Tudryn's granddaughter, Shelley L. Knightly-Roberge of Claremont Street, started the group because she cares for Tudryn in her home and would like to see a cure for the disease soon. Jenny is Tudryn's nickname.

"I don't want my kids to have to care for me," Knightly-Roberge, 30, said yesterday. "We have to find a cure."

To that end, she has started Team Jenny, which consists of a group of her friends and Tudryn's daughter, Debra M. Knightly of Holyoke. Proceeds from Saturday's event will be donated to the Massachusetts Chapter of the Alzheimer's Association in Springfield. The Alzheimer's Association is a national group that raises money for research and provides support for people with the disease and their families and caregivers.

Saturday's event will include a bake sale, a tag sale, $5 hair cuts, raffles, face painting, and barbecued hamburgers and hot-dogs.

Team Jenny also plans a Memory Run Aug. 7 and a spaghetti dinner Sept. 9 at the Holyoke Elks Club. For more information call Knightly-Roberge at (413) 374-0149 or visit Team Jenny's web site at www.teamjenny.org.

Checks may be made out to the Alzheimer's Association and sent to Knightly-Roberge's home at 33 Claremont Ave., Holyoke, 01040.

The Holyoke Giants will donate some of the proceeds from a game Sunday 7 p.m. at MacKenzie Field with the Keene (N.H.) Swamp Bats.

Knightly-Roberge said her group will present their local chapter with the money it has raised during a Memory Walk, Sept. 26 at Stanley Park in Westfield.

When her grandmother was widowed three years ago and needed constant care, Knightly-Roberge moved her into her house, with her children, Emily, 8, and Brennen, 4.

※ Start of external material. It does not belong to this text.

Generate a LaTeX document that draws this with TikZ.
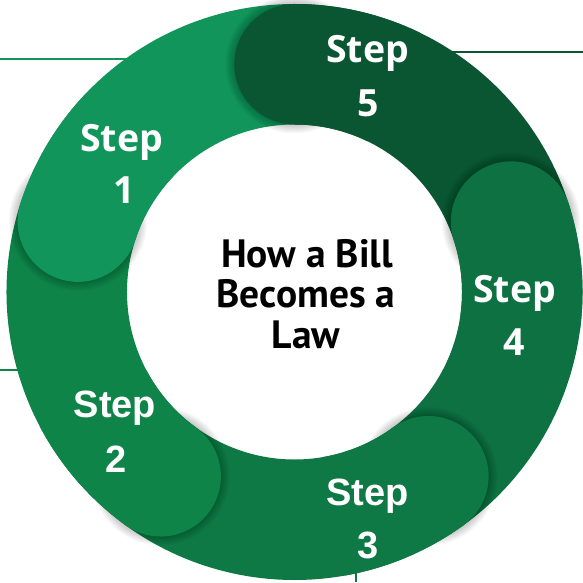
\documentclass[tikz,border=0pt]{standalone}
\usepackage{fontspec}
\setmainfont{Open Sans}
\newfontfamily\stepfontA{Open Sans}
\newfontfamily\stepfontB{Liberation Sans}
\newfontfamily\titlefont{PT Sans}
\definecolor{cA}{HTML}{11955A}
\definecolor{cB}{HTML}{0F8449}
\definecolor{cC}{HTML}{0E7944}
\definecolor{cD}{HTML}{0E7142}
\definecolor{cE}{HTML}{0A5632}
\newcommand\ringsector[3]{\fill[#1] (#2:288pt) arc[start angle=#2, end angle=#3, radius=288pt] -- (#3:167.5pt) arc[start angle=#3, end angle=#2, radius=167.5pt] -- cycle;}
\newcommand\ringcap[2]{%
  \foreach \i in {1,...,9} \fill[black, opacity=0.022] (#2:227.75pt) circle[radius={(60.25+\i)*1pt}];
  \pgfmathsetmacro\capstart{#2-26}
  \ringsector{#1}{\capstart}{#2}
  \fill[#1] (#2:227.75pt) circle[radius=60.25pt];}
\tikzset{
  steptxtA/.style={font=\stepfontA\bfseries\fontsize{37.5}{40}\selectfont, text=white, anchor=base, inner sep=0pt},
  steptxtB/.style={font=\stepfontB\bfseries\fontsize{38}{40}\selectfont, text=white, anchor=base, inner sep=0pt},
  titletxt/.style={font=\titlefont\bfseries\fontsize{39.5}{42}\selectfont, text=black, anchor=base, inner sep=0pt},
  leader/.style={line width=1.2pt}
}
\begin{document}
\begin{tikzpicture}[x=1pt,y=1pt]
\useasboundingbox[fill=white] (0,0) rectangle (583,582);
% leader lines behind the ring
\coordinate (la1) at (0,523); \coordinate (la2) at (150,523);
\coordinate (lb1) at (430,530); \coordinate (lb2) at (583,530);
\coordinate (lc1) at (0,212); \coordinate (lc2) at (40,212);
\coordinate (ld1) at (356,0); \coordinate (ld2) at (356,40);
\draw[leader, cA] (la1) -- (la2);
\draw[leader, cE] (lb1) -- (lb2);
\draw[leader, cB] (lc1) -- (lc2);
\draw[leader, cC] (ld1) -- (ld2);
\begin{scope}[shift={(294.5,290)}]
  \ringsector{cA}{90}{162}
  \ringsector{cB}{162}{234}
  \ringsector{cC}{234}{306}
  \ringsector{cD}{306}{378}
  \ringsector{cE}{378}{450}
  \ringcap{cA}{162}
  \ringcap{cB}{234}
  \ringcap{cC}{306}
  \ringcap{cD}{378}
  \ringcap{cE}{450}
\end{scope}
% step labels
\node[steptxtA] (s1a) at (121.5,430) {Step};
\node[steptxtA] (s1b) at (124,379) {1};
\node[steptxtB] (s2a) at (115,165) {Step};
\node[steptxtB] (s2b) at (116,110) {2};
\node[steptxtB] (s3a) at (367.5,77) {Step};
\node[steptxtB] (s3b) at (368,24) {3};
\node[steptxtA] (s4a) at (514.5,280) {Step};
\node[steptxtA] (s4b) at (514,227) {4};
\node[steptxtA] (s5a) at (367.5,519) {Step};
\node[steptxtA] (s5b) at (368,465) {5};
% title
\node[titletxt] (t1) at (307,315) {How a Bill};
\node[titletxt] (t2) at (306,275) {Becomes a};
\node[titletxt] (t3) at (306,234) {Law};
\end{tikzpicture}
\end{document}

Knightly-Roberge, who is a personal trainer at Curves for Women in Westfield, hires people to care for her grandmother while she is at work. Tudryn also attends a day program for Alzheimer's patients at Hawthorn Services Inc. in West Springfield three times a week.

Knightly-Roberge said her grandmother has very good physical health, but has the mind of a 4-year-old. If she tells her grandmother to go to her room she would go outside.